What drove attention today: GOOGL dropped 2.53 percent to 363.79 as the market re-litigated ad cyclicality, regulatory friction, and the cost of competing in AI. Every time traffic acquisition costs or search changes enter the chat, the stock’s reaction function gets twitchy. Quick trading profile: Weak tape, high beta, and no safety bid. Sellers pressed late, and the stock lagged peers as risk appetite faded into the close. Key takeaway: Alphabet’s long game is clear—lean into AI across search, cloud, and video—but the near-term execution risk is that product shifts dent ad yield before AI-native monetization scales. Watch Cloud profitability, YouTube ad pricing, and how AI answers integrate with commercial intent. The bull case is monetization follows usage. The bear case is margin drag while the model rewires.

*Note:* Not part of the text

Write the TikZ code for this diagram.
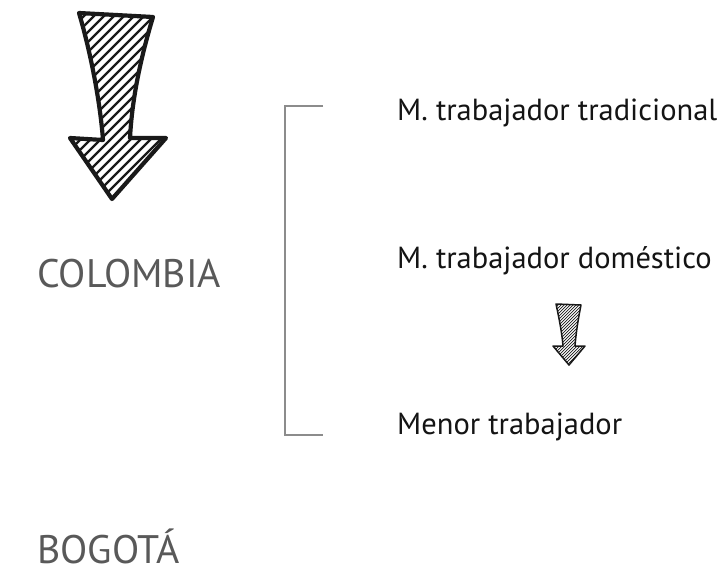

Here’s the through-line the tape is screaming: pricing power beats input inflation, and memory scarcity is still underwriting the AI capex story. Apple sits on the right side of that ledger, which is why a single sell-side note can still redirect flows in a market that pretends it is efficient. Micron keeps earning its premium bid as the clean memory-cycle expression, while NVIDIA reminds you that even the best stories breathe. Microsoft and Alphabet got marked down for spending the future into existence. That’s fine—cash flow pays for sins—but the timetable matters to multiples.
What matters from here is whether memory costs rise faster than end-demand pricing, and who has the leverage to pass it along. Apple does, emphatically, which is why the BofA reiteration landed. MU benefits as long as AI servers hoover up bandwidth. NVDA stays the barometer for the whole complex; when it exhales, everyone checks their exposure. MSFT and GOOGL face the classic transition tax: you do not get new revenue lines without a period where you look less pretty on gross margins.
Investor Lens: In the most active corner of the market, the edge belongs to those with real pricing power and real supply constraints. If you are long the AI build-out, you need to own the bottlenecks and the balance sheets that can impose terms—AAPL for downstream leverage, MU for memory-cycle torque, NVDA for compute gravity. MSFT and GOOGL are still core, but the market will keep toggling between capital intensity now and margin expansion later. Trade the noise, invest in the moat, and remember the rule that keeps paying: in tech, the only thing more valuable than demand is the ability to tax it.